The original context of the question, of course, was Berkeley’s discussion of whether something like a noise takes place if nobody is there to hear it. There’s something a bit fishy about the idea there could be a noise absolutely nobody hears, but then again, there’s perhaps something even fishier about saying no noise could happen if nobody hears it. Most of us are inclined to think the noise would happen whether perceived or not. Berkeley’s solution was to say no unheard sounds ever happen because God’s always there to hear it, even if nobody else. This was his effort to spell out the dependence of the created order on the divine in a particularly strong sense.

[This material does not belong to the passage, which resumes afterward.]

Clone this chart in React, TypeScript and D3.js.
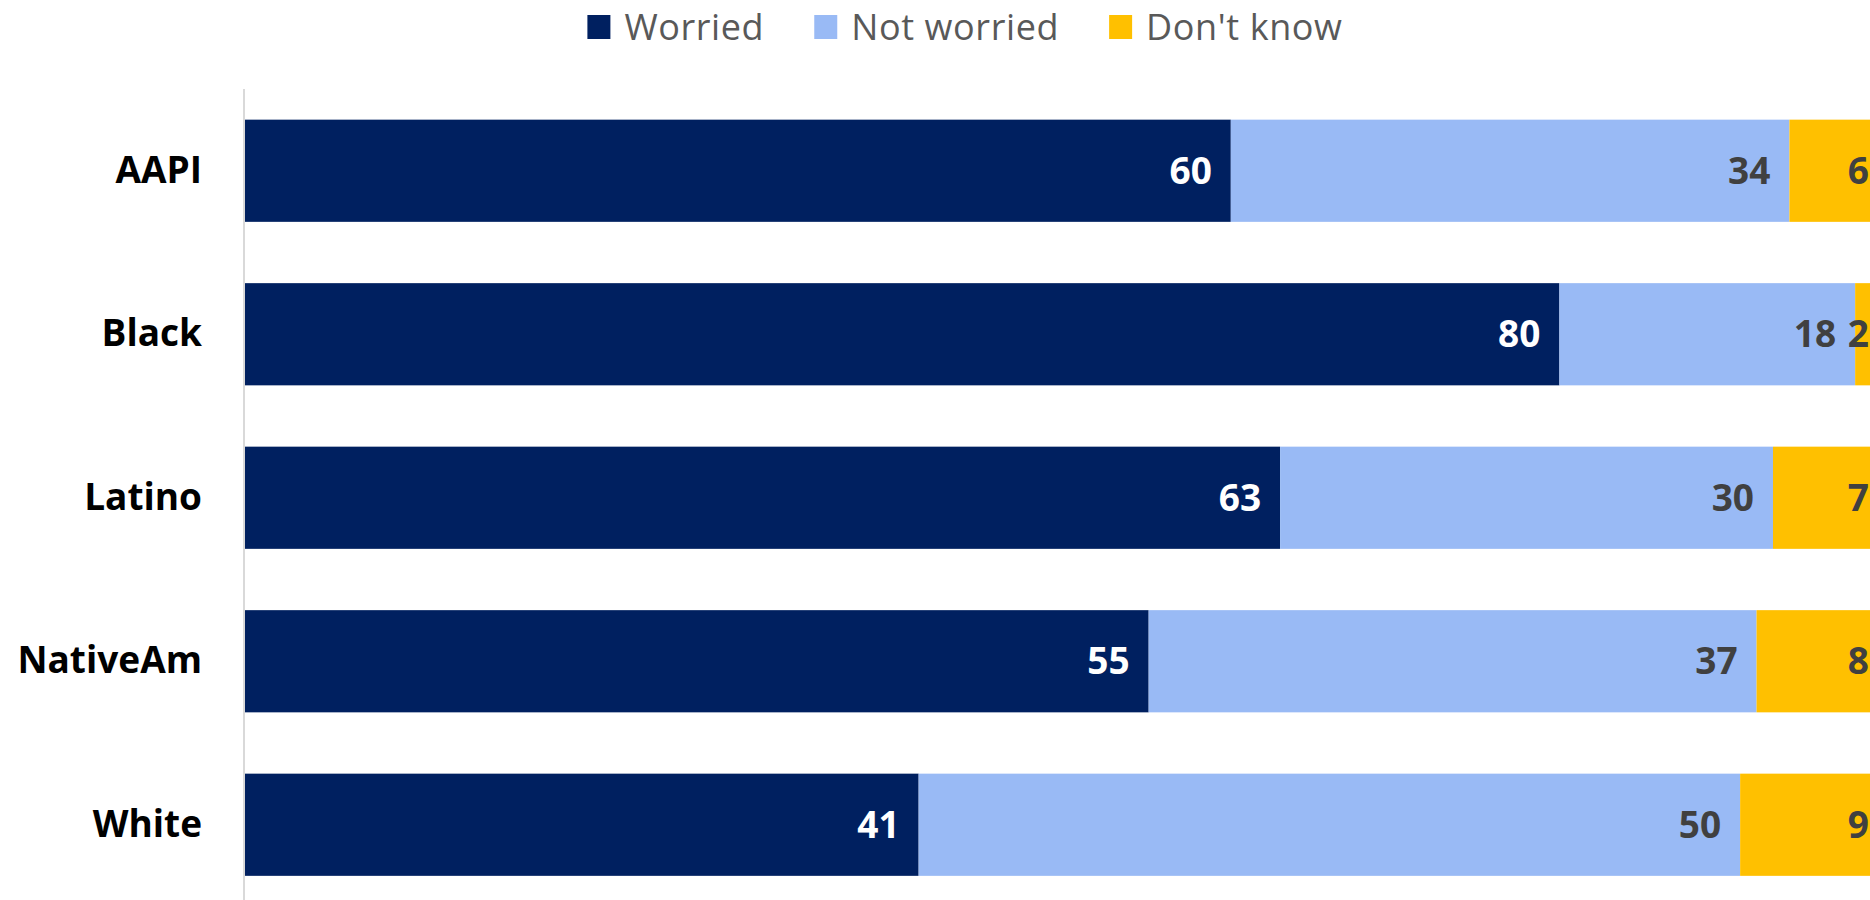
import React, { useEffect, useRef } from "react";
import * as d3 from "d3";

const categories = ["AAPI", "Black", "Latino", "NativeAm", "White"];
const worried = [60, 80, 63, 55, 41];
const notWorried = [34, 18, 30, 37, 50];
const dontKnow = [6, 2, 7, 8, 9];
const seriesNames = ["Worried", "Not worried", "Don't know"];
const seriesColors = ["#002060", "#99BAF5", "#FFC000"];
const labelColors = ["#FFFFFF", "#404040", "#404040"];

const W = 1870;
const H = 900;
const FONT = "'Open Sans', 'DejaVu Sans', sans-serif";
const FS = 37;
const LEGEND_FS = 36;

export default function App() {
  const ref = useRef<SVGSVGElement | null>(null);

  useEffect(() => {
    const svg = d3.select(ref.current);
    svg.selectAll("*").remove();

    const rows = categories.map((c, i) => ({
      cat: c,
      values: [worried[i], notWorried[i], dontKnow[i]],
    }));

    const x = d3.scaleLinear().domain([0, 100]).range([245, 1888]);
    const y = d3
      .scaleBand<string>()
      .domain(categories)
      .range([89, 906.5])
      .paddingInner(0.375)
      .paddingOuter(0.1875);

    const capHalf = (FS * 0.714) / 2;

    // axis line
    svg
      .append("line")
      .attr("x1", 244)
      .attr("x2", 244)
      .attr("y1", 89)
      .attr("y2", 906)
      .attr("stroke", "#D9D9D9")
      .attr("stroke-width", 2);

    // bars
    rows.forEach((r) => {
      let acc = 0;
      r.values.forEach((v, si) => {
        const x0 = x(acc);
        const x1 = x(acc + v);
        acc += v;
        svg
          .append("rect")
          .attr("x", x0)
          .attr("y", y(r.cat)!)
          .attr("width", x1 - x0)
          .attr("height", y.bandwidth())
          .attr("fill", seriesColors[si]);
        svg
          .append("text")
          .attr("x", x1 - 19)
          .attr("y", y(r.cat)! + y.bandwidth() / 2 + capHalf)
          .attr("text-anchor", "end")
          .attr("font-family", FONT)
          .attr("font-weight", 700)
          .attr("font-size", FS)
          .attr("fill", labelColors[si])
          .text(String(v));
      });
    });

    // category labels
    svg
      .selectAll("text.cat")
      .data(categories)
      .enter()
      .append("text")
      .attr("class", "cat")
      .attr("x", 202)
      .attr("y", (d) => y(d)! + y.bandwidth() / 2 + capHalf - 1)
      .attr("text-anchor", "end")
      .attr("font-family", FONT)
      .attr("font-weight", 700)
      .attr("font-size", FS)
      .attr("fill", "#000000")
      .text((d) => d);

    // legend
    const lg = svg.append("g");
    let cx = 0;
    const sq = 23;
    const gapSq = 14;
    const gapItem = 50;
    seriesNames.forEach((name, i) => {
      lg.append("rect")
        .attr("x", cx)
        .attr("y", 15)
        .attr("width", sq)
        .attr("height", sq + 1)
        .attr("fill", seriesColors[i]);
      const t = lg
        .append("text")
        .attr("x", cx + sq + gapSq)
        .attr("y", 39.5)
        .attr("font-family", FONT)
        .attr("font-size", LEGEND_FS)
        .attr("letter-spacing", 0.6)
        .attr("fill", "#595959")
        .text(name);
      const w = (t.node() as SVGTextElement).getComputedTextLength();
      cx += sq + gapSq + w + (i < seriesNames.length - 1 ? gapItem : 0);
    });
    lg.attr("transform", `translate(${965 - cx / 2},0)`);
  }, []);

  return (
    <svg
      ref={ref}
      width={W}
      height={H}
      style={{ position: "absolute", left: 0, top: 0, background: "#fff", overflow: "hidden" }}
    />
  );
}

Whatever you think about that particular conundrum, though, consider this question: Does value exist if nobody benefits from it? Suppose someone were to argue, as the famous atheist Sam Harris does in The Moral Landscape, that the only value we can meaningfully make sense of is the value of human flourishing, or the well-being of conscious creatures, something in that vicinity. On such a view, friendships, for example, are valuable exactly and only because they enhance well-being. And friendships of course do enhance our well-being, at least good friendships, at least most of the time. But is this the locus of their value? Harris would suggest it’s downright incoherent to argue its value could reside in anything else.

So what we have here is a Berkeleyan point, minus the God part, regarding value. Something’s value resides in its ability to enhance the well-being of conscious creatures, he wants to say. A falling tree in the forest only makes a sound if someone hears it. See the parallel? My question is: If we think it’s in some sense silly to insist on the latter, why isn’t it mistaken to insist on the former? In other words, why isn’t it perfectly coherent and indeed plausible to suggest that something like friendship has intrinsic value? Value, that is, apart from its consequences? That friendship produces wonderful consequences is undeniable, but does this fact alone commit us to having to say that the value of friendship resides exclusively in its benefits? Wouldn’t this be akin to saying that the only thing to say about a noise is how it’s perceived?

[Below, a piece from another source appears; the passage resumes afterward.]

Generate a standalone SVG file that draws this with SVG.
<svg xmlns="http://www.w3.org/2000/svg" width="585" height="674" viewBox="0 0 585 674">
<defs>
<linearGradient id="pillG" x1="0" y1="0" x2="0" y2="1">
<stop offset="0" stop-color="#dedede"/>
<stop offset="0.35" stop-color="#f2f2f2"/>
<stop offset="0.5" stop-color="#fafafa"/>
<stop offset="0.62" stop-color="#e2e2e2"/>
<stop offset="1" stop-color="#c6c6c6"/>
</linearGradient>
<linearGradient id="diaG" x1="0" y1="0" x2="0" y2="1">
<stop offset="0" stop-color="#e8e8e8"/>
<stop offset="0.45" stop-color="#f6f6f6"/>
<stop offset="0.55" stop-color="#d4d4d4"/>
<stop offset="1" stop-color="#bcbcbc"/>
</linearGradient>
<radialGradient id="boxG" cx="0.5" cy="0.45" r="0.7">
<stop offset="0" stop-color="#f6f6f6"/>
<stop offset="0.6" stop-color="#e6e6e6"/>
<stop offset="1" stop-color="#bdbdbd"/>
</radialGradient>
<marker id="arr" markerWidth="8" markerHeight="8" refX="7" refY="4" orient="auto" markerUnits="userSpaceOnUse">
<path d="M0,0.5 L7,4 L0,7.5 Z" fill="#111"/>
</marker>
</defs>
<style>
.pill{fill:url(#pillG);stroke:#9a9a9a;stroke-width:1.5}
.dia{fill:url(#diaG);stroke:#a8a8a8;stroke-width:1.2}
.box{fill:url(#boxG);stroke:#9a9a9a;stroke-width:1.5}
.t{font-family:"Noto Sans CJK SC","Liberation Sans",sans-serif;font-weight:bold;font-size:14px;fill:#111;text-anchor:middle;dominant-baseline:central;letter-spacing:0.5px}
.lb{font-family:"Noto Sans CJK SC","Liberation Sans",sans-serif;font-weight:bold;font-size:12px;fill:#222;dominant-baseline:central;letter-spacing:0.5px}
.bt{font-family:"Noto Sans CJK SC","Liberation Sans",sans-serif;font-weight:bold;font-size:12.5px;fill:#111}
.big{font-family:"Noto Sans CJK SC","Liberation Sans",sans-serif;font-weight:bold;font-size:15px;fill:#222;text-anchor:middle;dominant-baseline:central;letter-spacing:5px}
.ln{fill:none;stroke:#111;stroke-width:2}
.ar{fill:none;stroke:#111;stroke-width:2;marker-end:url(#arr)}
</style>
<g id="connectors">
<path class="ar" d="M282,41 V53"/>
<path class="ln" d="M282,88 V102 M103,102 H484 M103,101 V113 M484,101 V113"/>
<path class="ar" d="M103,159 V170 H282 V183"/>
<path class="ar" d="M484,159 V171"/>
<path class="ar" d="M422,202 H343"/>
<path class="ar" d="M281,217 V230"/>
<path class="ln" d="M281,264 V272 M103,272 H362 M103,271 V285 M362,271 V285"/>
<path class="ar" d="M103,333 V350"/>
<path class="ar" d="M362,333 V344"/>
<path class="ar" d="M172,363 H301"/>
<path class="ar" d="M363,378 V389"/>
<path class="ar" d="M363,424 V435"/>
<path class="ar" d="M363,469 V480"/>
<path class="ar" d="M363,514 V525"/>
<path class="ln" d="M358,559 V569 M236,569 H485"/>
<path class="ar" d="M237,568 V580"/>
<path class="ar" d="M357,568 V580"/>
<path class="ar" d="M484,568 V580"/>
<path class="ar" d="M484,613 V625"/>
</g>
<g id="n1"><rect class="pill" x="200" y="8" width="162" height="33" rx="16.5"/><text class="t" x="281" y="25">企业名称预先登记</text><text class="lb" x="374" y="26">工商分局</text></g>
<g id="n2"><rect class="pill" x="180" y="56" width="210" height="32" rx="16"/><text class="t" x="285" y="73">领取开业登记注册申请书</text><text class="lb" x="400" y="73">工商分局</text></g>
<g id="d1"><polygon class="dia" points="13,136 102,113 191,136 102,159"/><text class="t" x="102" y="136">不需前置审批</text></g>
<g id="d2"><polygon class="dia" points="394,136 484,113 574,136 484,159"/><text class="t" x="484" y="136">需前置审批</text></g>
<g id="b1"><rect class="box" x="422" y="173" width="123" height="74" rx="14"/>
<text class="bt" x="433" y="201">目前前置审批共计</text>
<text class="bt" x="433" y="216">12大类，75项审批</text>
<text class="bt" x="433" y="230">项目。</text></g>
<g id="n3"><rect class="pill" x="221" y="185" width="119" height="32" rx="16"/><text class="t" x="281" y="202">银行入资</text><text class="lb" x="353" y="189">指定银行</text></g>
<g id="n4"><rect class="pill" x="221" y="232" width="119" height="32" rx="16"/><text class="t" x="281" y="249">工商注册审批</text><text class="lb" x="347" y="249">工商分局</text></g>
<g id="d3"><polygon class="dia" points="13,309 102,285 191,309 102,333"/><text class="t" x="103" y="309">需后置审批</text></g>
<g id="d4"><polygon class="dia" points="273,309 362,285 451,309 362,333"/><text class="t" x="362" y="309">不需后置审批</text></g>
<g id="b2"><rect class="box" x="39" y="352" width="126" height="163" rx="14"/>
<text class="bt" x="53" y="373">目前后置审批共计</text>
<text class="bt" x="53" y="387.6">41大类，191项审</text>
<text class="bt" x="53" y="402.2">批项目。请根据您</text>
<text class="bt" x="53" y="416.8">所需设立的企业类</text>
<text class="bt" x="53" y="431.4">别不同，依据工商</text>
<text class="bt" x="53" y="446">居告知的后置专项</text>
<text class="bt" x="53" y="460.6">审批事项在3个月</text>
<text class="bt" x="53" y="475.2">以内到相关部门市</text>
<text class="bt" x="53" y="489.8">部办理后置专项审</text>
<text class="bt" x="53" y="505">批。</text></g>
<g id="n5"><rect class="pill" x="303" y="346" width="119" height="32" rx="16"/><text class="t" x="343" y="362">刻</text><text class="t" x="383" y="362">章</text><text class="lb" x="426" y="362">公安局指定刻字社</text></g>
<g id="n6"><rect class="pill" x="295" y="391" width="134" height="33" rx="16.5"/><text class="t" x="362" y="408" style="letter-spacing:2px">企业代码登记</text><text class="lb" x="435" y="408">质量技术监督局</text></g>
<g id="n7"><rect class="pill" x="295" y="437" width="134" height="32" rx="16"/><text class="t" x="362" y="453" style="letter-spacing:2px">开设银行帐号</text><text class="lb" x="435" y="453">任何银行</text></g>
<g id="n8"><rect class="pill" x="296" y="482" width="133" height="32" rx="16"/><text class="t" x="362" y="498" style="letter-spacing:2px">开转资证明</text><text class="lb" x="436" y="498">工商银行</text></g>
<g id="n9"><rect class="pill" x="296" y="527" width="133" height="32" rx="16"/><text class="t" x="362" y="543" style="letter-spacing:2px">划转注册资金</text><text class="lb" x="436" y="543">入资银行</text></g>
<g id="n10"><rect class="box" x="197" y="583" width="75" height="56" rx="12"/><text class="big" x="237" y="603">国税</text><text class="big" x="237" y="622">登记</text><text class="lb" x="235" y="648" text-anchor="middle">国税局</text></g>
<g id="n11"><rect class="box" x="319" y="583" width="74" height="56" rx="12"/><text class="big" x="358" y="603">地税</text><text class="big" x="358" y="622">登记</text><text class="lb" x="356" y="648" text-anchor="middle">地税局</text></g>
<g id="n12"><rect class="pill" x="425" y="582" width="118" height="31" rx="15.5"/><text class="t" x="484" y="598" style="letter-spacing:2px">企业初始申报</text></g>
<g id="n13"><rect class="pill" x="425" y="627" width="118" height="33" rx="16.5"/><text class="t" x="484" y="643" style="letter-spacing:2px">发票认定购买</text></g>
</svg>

How about this picture instead of Harris’s? Friendship involves fellowship between two people, both of whom are valuable in and of themselves, and the fellowship between them is something of great intrinsic value and worth. It is something that is good, in some more-than-consequentialist sense. Experiencing something intrinsically good like that produces all manner of wonderful results, surely, but those results come about because the fellowship itself is a good thing. It’s not that the fellowship is a good thing merely because it produces those consequences. Friendship produces those consequences because it is beautiful and lovely in and of itself. Good things happen when we experience goodness.

If we live in a world in which the experience of great intrinsic goods inevitably produces healthy results—enhancements of our well-being or flourishing, let’s say—it’s going to be an ever-present and never entirely avoidable temptation to reduce the value of the good in question to its positive results—treating harshly any other sorts of suggestions. But the result, I think, is an emaciated caricature of reality. I think we do live in such a world, a world in which objective moral and even aesthetic values obtain, a world in which the love between a mother and her child or between friends yields the sweetest of fruit. But the enjoyment of that fruit is only possible because of a yet deeper reality: the value, dignity, and worth of the people in question, and the beauty and goodness of their loving relationships, motivated by something more than the good results those relationships produce.

I suppose, at bottom, Harris and I just have a very deep disagreement about the nature of reality. As an atheist, the good results that he notices things like friendships produce are about all he can point to as the locus of their goodness. I’m rather inclined to see those good results as a roadmap to a more ultimate source of value.